We also surmise that need was not driving men's choices in the wife scenario to the same degree that it was with informal partners. Opportunistic comments did not stress support from another partner in the way they did in the girlfriend comparison. This may be due to the difference in obligatory provisioning that exists between formal and informal partners. While a man is obligated to provide for his wives, giving to girlfriends is voluntary. Previously, our work showed that for this reason, women had a stronger preference for generosity in boyfriends, whereas in husbands, wealth mattered more (Scelza & Prall, 2018). Here we see that men bias their giving to girlfriends based on need, but factoring in the gifts of others to their wives seems secondary to concerns about keeping the peace at home and treating wives equally.

4.1. Limitations and future directions

The experimental approach used here provides some insight as to how Himba men make decisions about allocating resources across partners of different types. While the high rates of concurrency and nonpaternity in this population mean that most men encounter these types of decisions at some point in their lives, rarely would they encounter all of them at once, highlighting an advantage of the vignette approach. However, as with all studies that use hypothetical allocations, these data may not reflect the ways that men divvy up real resources, but rather how they view social expectations to allocate resources. In response to this, many economic games use cash and follow through with distributions as promised in the game; however, this approach was not feasible here. Despite this limitation, we found that the men in our study understood the complexity of the problem before them, as highlighted by opportunistic comments made throughout the task.

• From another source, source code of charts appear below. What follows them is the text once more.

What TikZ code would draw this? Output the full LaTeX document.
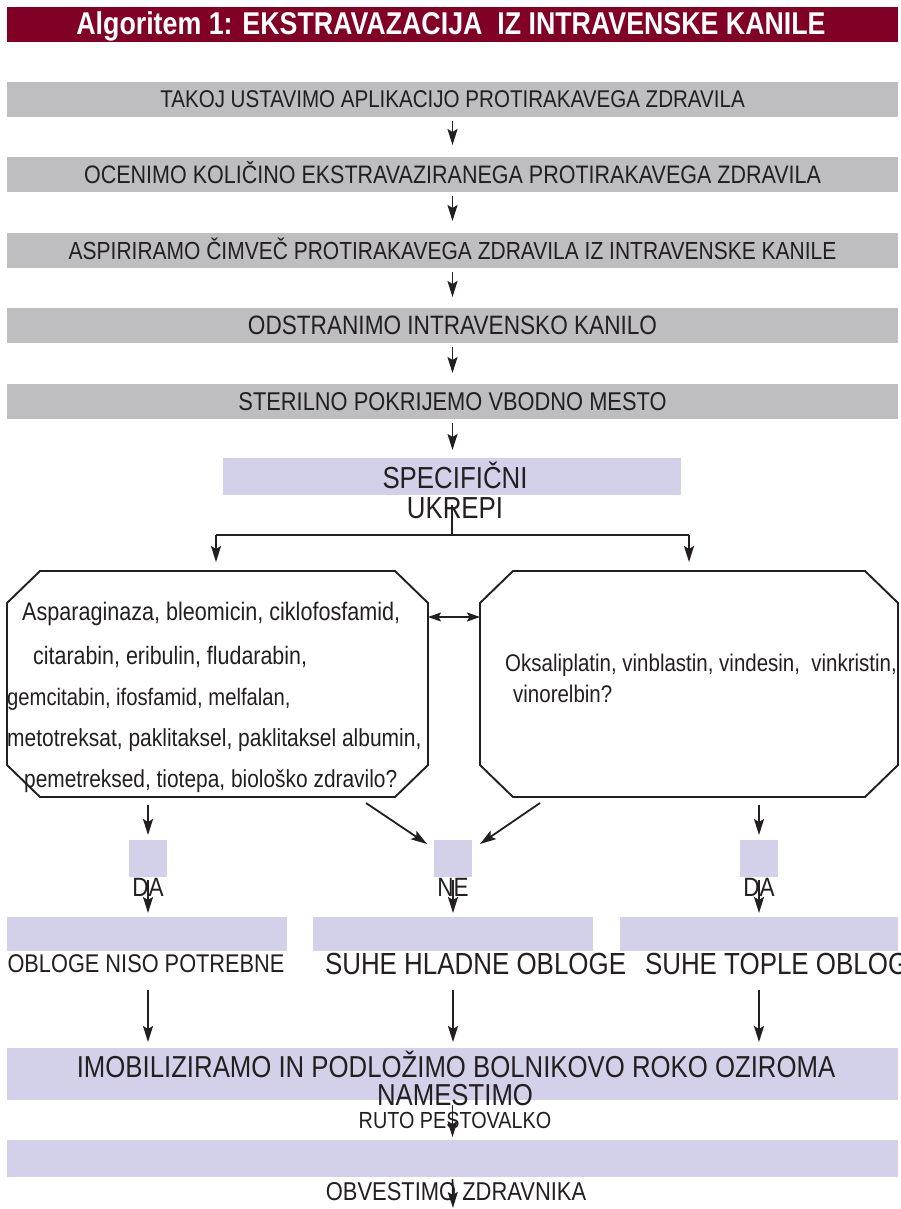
\documentclass[tikz,border=0pt]{standalone}
\usepackage{fontspec}
\setmainfont[FakeStretch=0.85]{Liberation Sans}
\usetikzlibrary{arrows.meta}
\definecolor{hdrred}{RGB}{128,0,38}
\definecolor{boxgray}{RGB}{190,190,192}
\definecolor{lav}{RGB}{211,209,233}
\definecolor{ink}{RGB}{35,31,32}
\newcommand{\fsz}[1]{\fontsize{#1}{#1}\selectfont}
\begin{document}
\begin{tikzpicture}[x=1pt,y=-1pt,
  every node/.style={inner sep=0pt, outer sep=0pt, text=ink},
  graybox/.style={fill=boxgray, minimum width=891pt, minimum height=35pt, anchor=north west, text height=17pt, text depth=0pt},
  lavbox/.style={fill=lav, anchor=north west},
  lbl/.style={anchor=base},
  arr/.style={draw=ink, line width=1.8pt, -{Stealth[length=16pt,width=10pt,inset=3pt]}},
  dblarr/.style={draw=ink, line width=1.8pt, {Stealth[length=13pt,width=9pt,inset=2.5pt]}-{Stealth[length=13pt,width=9pt,inset=2.5pt]}},
  plain/.style={draw=ink, line width=1.8pt},
  oct/.style={draw=ink, line width=1.9pt},
  frame/.style={anchor=north west}
]
\useasboundingbox (0,0) rectangle (901,1209);
\fill[white] (0,0) rectangle (901,1209);

% header
\node[fill=hdrred, minimum width=891pt, minimum height=35pt, anchor=north west] (hdr) at (7,7) {};
\node[lbl, text=white, font=\bfseries\fsz{31.5}] (hdrt) at (451,35) {Algoritem 1: EKSTRAVAZACIJA\ \ IZ INTRAVENSKE KANILE};

% gray steps
\node[graybox, font=\fsz{24.2}] (b1) at (7,82) {TAKOJ USTAVIMO APLIKACIJO PROTIRAKAVEGA ZDRAVILA};
\node[graybox, font=\fsz{25.3}] (b2) at (7,157) {OCENIMO KOLIČINO EKSTRAVAZIRANEGA PROTIRAKAVEGA ZDRAVILA};
\node[graybox, font=\fsz{24.7}] (b3) at (7,233) {ASPIRIRAMO ČIMVEČ PROTIRAKAVEGA ZDRAVILA IZ INTRAVENSKE KANILE};
\node[graybox, font=\fsz{26.6}] (b4) at (7,308) {ODSTRANIMO INTRAVENSKO KANILO};
\node[graybox, font=\fsz{25.7}] (b5) at (7,384) {STERILNO POKRIJEMO VBODNO MESTO};

% specific measures
\node[lavbox, minimum width=458pt, minimum height=37pt] (spec) at (223,458) {};
\node[lbl, font=\fsz{30.4}] (spect) at (455,488) {SPECIFIČNI};
\node[lbl, font=\fsz{30.4}] (ukr) at (455,518) {UKREPI};
\coordinate (split) at (452,535);
\coordinate (sl) at (216,535);
\coordinate (sr) at (689,535);

% octagons
\node[frame, minimum width=421pt, minimum height=226pt] (oL) at (7,571) {};
\node[frame, minimum width=418pt, minimum height=226pt] (oR) at (480,571) {};
\foreach \o in {oL,oR}{
  \draw[oct] ([xshift=33pt]\o.north west) -- ([xshift=-33pt]\o.north east) -- ([yshift=-32pt]\o.north east)
    -- ([yshift=32pt]\o.south east) -- ([xshift=-33pt]\o.south east) -- ([xshift=33pt]\o.south west)
    -- ([yshift=32pt]\o.south west) -- ([yshift=-32pt]\o.north west) -- cycle;
}
\begin{scope}[every node/.style={inner sep=0pt, text=ink, anchor=base west}]
\node[font=\fsz{25.4}] (l1) at (22,620) {Asparaginaza, bleomicin, ciklofosfamid,};
\node[font=\fsz{25.2}] (l2) at (33,664) {citarabin, eribulin, fludarabin,};
\node[font=\fsz{23.8}] (l3) at (7,705) {gemcitabin, ifosfamid, melfalan,};
\node[font=\fsz{24.7}] (l4) at (7,746) {metotreksat, paklitaksel, paklitaksel albumin,};
\node[font=\fsz{24.6}] (l5) at (24,787) {pemetreksed, tiotepa, biološko zdravilo?};
\node[font=\fsz{24.1}] (r1) at (505,671) {Oksaliplatin, vinblastin, vindesin,\ \ vinkristin,};
\node[font=\fsz{24.1}] (r2) at (513,702) {vinorelbin?};
\end{scope}

% DA / NE
\node[lavbox, minimum width=38pt, minimum height=37pt] (daL) at (129,840) {};
\node[lavbox, minimum width=38pt, minimum height=37pt] (ne) at (434,840) {};
\node[lavbox, minimum width=38pt, minimum height=37pt] (daR) at (740,840) {};
\node[lbl, font=\fsz{26.5}] (daLt) at (148,896) {DA};
\node[lbl, font=\fsz{26.5}] (net) at (453,896) {NE};
\node[lbl, font=\fsz{26.5}] (daRt) at (759,896) {DA};
\coordinate (dl) at (366,803);
\coordinate (dr) at (540,803);

% compresses
\node[lavbox, minimum width=280pt, minimum height=34pt] (wL) at (7,917) {};
\node[lavbox, minimum width=280pt, minimum height=34pt] (wM) at (313,917) {};
\node[lavbox, minimum width=278pt, minimum height=34pt] (wR) at (620,917) {};
\node[lbl, font=\fsz{25.6}] (wLt) at (146,972) {OBLOGE NISO POTREBNE};
\node[lbl, anchor=base west, font=\fsz{30.5}] (wMt) at (325,974) {SUHE HLADNE OBLOGE};
\node[lbl, anchor=base west, font=\fsz{30.5}] (wRt) at (645,974) {SUHE TOPLE OBLOGE};

% final steps
\node[lavbox, minimum width=891pt, minimum height=52pt] (big) at (7,1048) {};
\node[lbl, font=\fsz{30.3}] (bigt1) at (456,1077) {IMOBILIZIRAMO IN PODLOŽIMO BOLNIKOVO ROKO OZIROMA};
\node[lbl, font=\fsz{30.3}] (bigt2) at (455,1105) {NAMESTIMO};
\node[lbl, font=\fsz{23.3}] (bigt3) at (455,1128) {RUTO PESTOVALKO};
\node[lavbox, minimum width=891pt, minimum height=37pt] (last) at (7,1140) {};
\node[lbl, font=\fsz{25.8}] (lastt) at (456,1200) {OBVESTIMO ZDRAVNIKA};
\coordinate (endpt) at (453,1208);

% connectors
\draw[arr, shorten <=4pt, shorten >=12pt] (b1.south) -- (b2.north);
\draw[arr, shorten <=4pt, shorten >=12pt] (b2.south) -- (b3.north);
\draw[arr, shorten <=4pt, shorten >=11pt] (b3.south) -- (b4.north);
\draw[arr, shorten <=4pt, shorten >=11pt] (b4.south) -- (b5.north);
\draw[arr, shorten <=4pt, shorten >=8pt] (b5.south) -- (b5.south |- spec.north);
\draw[plain, shorten <=10pt] (spec.south) -- (split);
\draw[plain] (sl) -- (sr);
\draw[arr, shorten >=9pt] (sl) -- (sl |- oL.north);
\draw[arr, shorten >=9pt] (sr) -- (sr |- oR.north);
\draw[dblarr] (oL.east |- 0,617) -- (oR.west |- 0,617);
\draw[arr, shorten <=8pt, shorten >=5pt] (oL.south -| daL.north) -- (daL.north);
\draw[arr, shorten <=8pt, shorten >=5pt] (oR.south -| daR.north) -- (daR.north);
\draw[arr] (dl) -- ([xshift=-7pt,yshift=-4pt]ne.north west);
\draw[arr] (dr) -- ([xshift=8pt,yshift=-4pt]ne.north east);
\foreach \d in {daL,ne,daR}{
  \draw[arr, shorten <=3pt, shorten >=4pt] (\d.south) -- (\d.south |- wL.north);
  \draw[arr, shorten <=39pt, shorten >=6pt] (\d.south |- wL.south) -- (\d.south |- big.north);
}
\draw[arr, shorten <=5pt, shorten >=3pt] (big.south) -- (big.south |- last.north);
\draw[arr, shorten <=2pt] (last.south) -- (endpt);
\end{tikzpicture}
\end{document}
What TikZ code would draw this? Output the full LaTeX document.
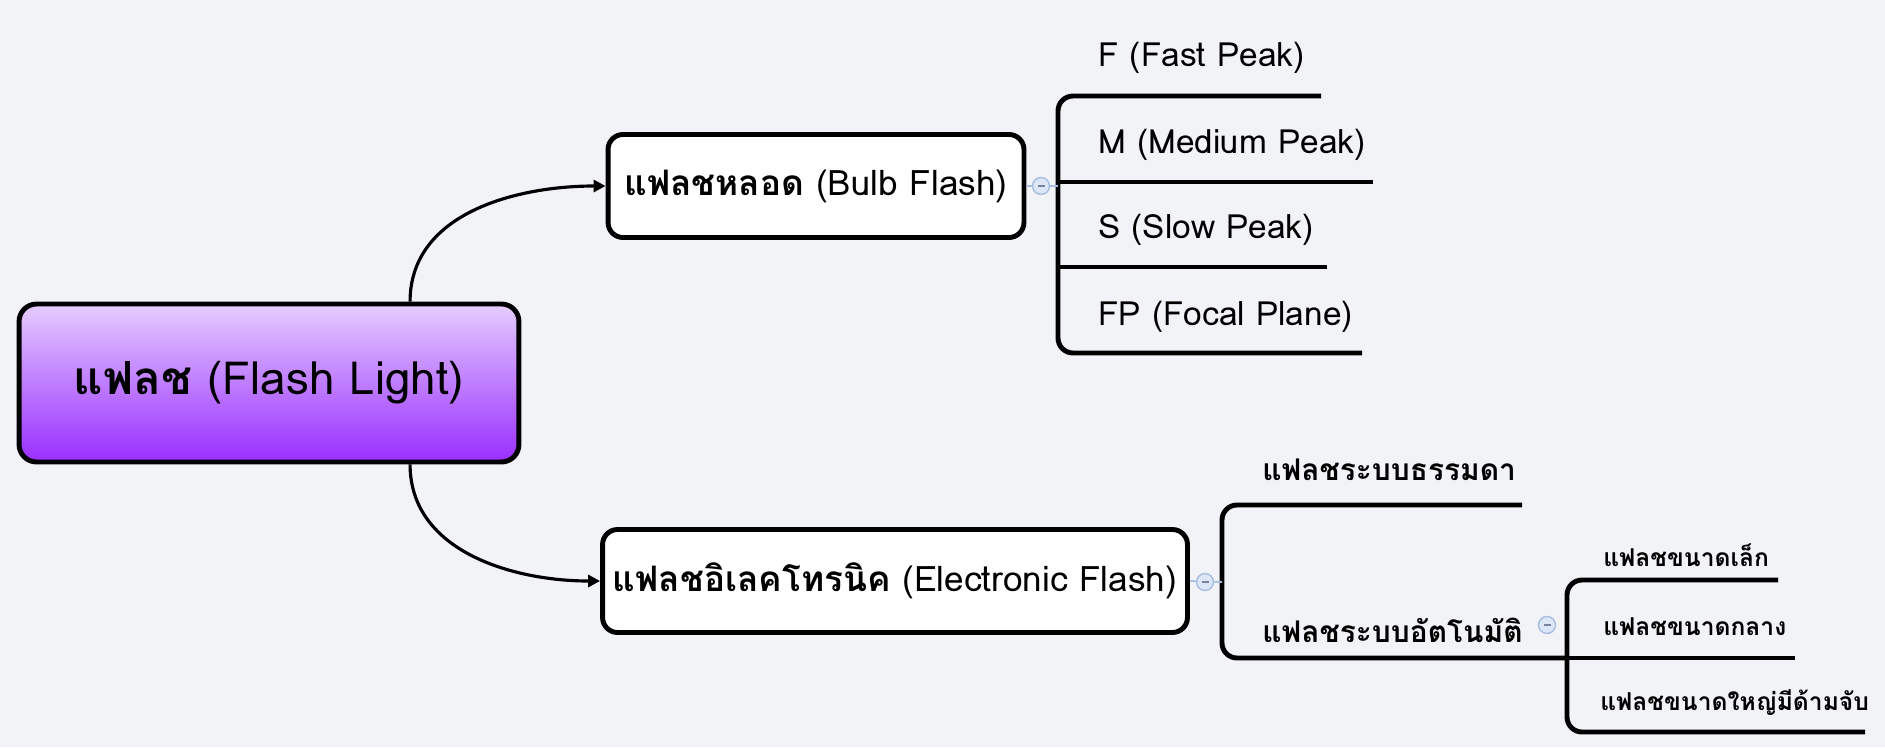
\documentclass[tikz,border=0pt]{standalone}
\usepackage{fontspec}
\setmainfont[Script=Thai]{Loma}
\usepackage{tikz}
\usetikzlibrary{arrows.meta}

\definecolor{canvas}{HTML}{F2F3F7}
\definecolor{rootTop}{HTML}{E4CCFF}
\definecolor{rootBottom}{HTML}{9A2EFF}
\definecolor{knobFill}{HTML}{DCE6F6}
\definecolor{knobLine}{HTML}{A8BDE2}

\begin{document}
\begin{tikzpicture}[x=0.02cm,y=-0.02cm,
        topic/.style = {draw, fill=white,
            rounded corners=0.3cm,
            line width=2.8pt,
            minimum height=2.06cm,
            font=\fontsize{20}{24}\selectfont},
        root/.style = {topic,
            rounded corners=0.35cm,
            minimum width=10cm,
            minimum height=3.16cm,
            top color=rootTop, bottom color=rootBottom,
            font=\fontsize{26}{30}\selectfont},
        leaf/.style = {anchor=west, inner sep=0pt,
            font=\fontsize{19}{22}\selectfont},
        thaileaf/.style = {leaf, font=\fontsize{17}{20}\selectfont\bfseries},
        smallleaf/.style = {leaf, font=\fontsize{14}{17}\selectfont\bfseries},
        bracket/.style = {line width=2.8pt, rounded corners=0.3cm},
        link/.style = {line width=1.8pt, -{Triangle[length=0.24cm,width=0.24cm]}},
        knob/.style = {circle, draw=knobLine, fill=knobFill,
            minimum size=0.34cm, inner sep=0pt, line width=0.8pt,
            path picture={\draw[knobLine!70!black, line width=0.7pt]
                ([xshift=0.1cm]path picture bounding box.west) -- ([xshift=-0.1cm]path picture bounding box.east);}}]

        % Canvas
        \path[use as bounding box, fill=canvas] (0,0) rectangle (1885,747);

        % Main topic
        \node[root] (flash) at (269,383) {{\bfseries แฟลช} (Flash Light)};

        % Sub topics
        \node[topic, minimum width=8.32cm] (bulb) at (816,186) {{\bfseries แฟลชหลอด} (Bulb Flash)};
        \node[topic, minimum width=11.7cm] (electronic) at (895,581) {{\bfseries แฟลชอิเลคโทรนิค} (Electronic Flash)};

        % Curved links
        \draw[link] (flash.30) to[out=90,in=180] (bulb.west);
        \draw[link] (flash.-30) to[out=-90,in=180] (electronic.west);

        % Bulb flash types
        \node[leaf] (fast) at (1098,58) {F (Fast Peak)};
        \node[leaf] (medium) at (1098,145) {M (Medium Peak)};
        \node[leaf] (slow) at (1098,230) {S (Slow Peak)};
        \node[leaf] (focal) at (1098,317) {FP (Focal Plane)};
        \coordinate (fastLine) at (1321,96);
        \coordinate (mediumLine) at (1373,182);
        \coordinate (slowLine) at (1327,267);
        \coordinate (focalLine) at (1362,353);
        \coordinate (bulbBar) at (1058,186);

        \draw[bracket] (fastLine) -- (fastLine -| bulbBar) -- (focalLine -| bulbBar) -- (focalLine);
        \draw[bracket] (mediumLine -| bulbBar) -- (mediumLine);
        \draw[bracket] (slowLine -| bulbBar) -- (slowLine);
        \draw[knobLine, line width=1pt] (bulb.east) -- (bulbBar);
        \node[knob] (bulbKnob) at (1041,186) {};

        % Electronic flash types
        \node[thaileaf] (normal) at (1262,470) {แฟลชระบบธรรมดา};
        \node[thaileaf] (auto) at (1262,630) {แฟลชระบบอัตโนมัติ};
        \coordinate (normalLine) at (1522,505);
        \coordinate (autoBar) at (1567,658);
        \coordinate (electronicBar) at (1222,582);

        \draw[bracket] (normalLine) -- (normalLine -| electronicBar) -- (autoBar -| electronicBar) -- (autoBar);
        \draw[knobLine, line width=1pt] (electronic.east) -- (electronicBar);
        \node[knob] (electronicKnob) at (1205,582) {};

        % Automatic flash sizes
        \node[smallleaf] (small) at (1603,555) {แฟลชขนาดเล็ก};
        \node[smallleaf] (middle) at (1603,627) {แฟลชขนาดกลาง};
        \node[smallleaf] (large) at (1600,703) {แฟลชขนาดใหญ่มีด้ามจับ};
        \coordinate (smallLine) at (1778,580);
        \coordinate (middleLine) at (1795,658);
        \coordinate (largeLine) at (1865,732);

        \draw[bracket] (smallLine) -- (smallLine -| autoBar) -- (largeLine -| autoBar) -- (largeLine);
        \draw[bracket] (autoBar) -- (middleLine);
        \node[knob] (autoKnob) at (1547,625) {};

    \end{tikzpicture}
\end{document}
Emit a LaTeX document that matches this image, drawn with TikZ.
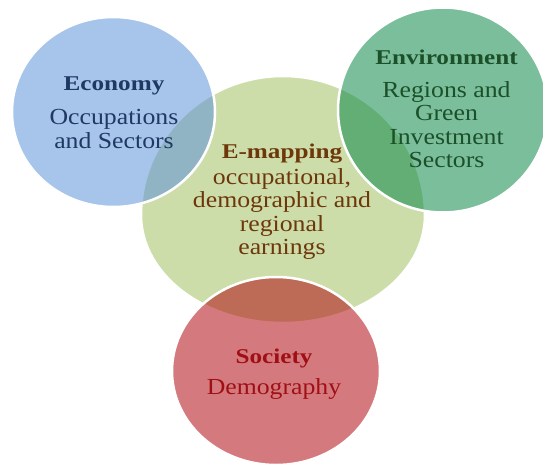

In addition while we thought it was important to address the ways in which men's allocations could be altered by the presence of other providers, this is neither the only nor necessarily the most important way that need might influence giving patterns. Other factors we did not consider in this study include the relative wealth or security of the woman herself, the wealth of her parents, and her number of dependents. Similarly, we did not look at how men's own wealth or security affect his provisioning strategy. Finally, while we did not detect any effects of age or marital status in our analyses (see Fig. S7), it is possible this is due to small sample size. Future studies with larger numbers of participants could address these shortcomings, using either behavioral or experimental data.
Finally, this paper focuses exclusively on men's provisioning decisions. The emphasis on men's care as facultative in the literature drove the design of this study. However, while certain aspects of maternal care are obligate in humans (most significantly pregnancy), most care by mothers is quite variable. Future work should consider how the factors studied here impact maternal provisioning decisions.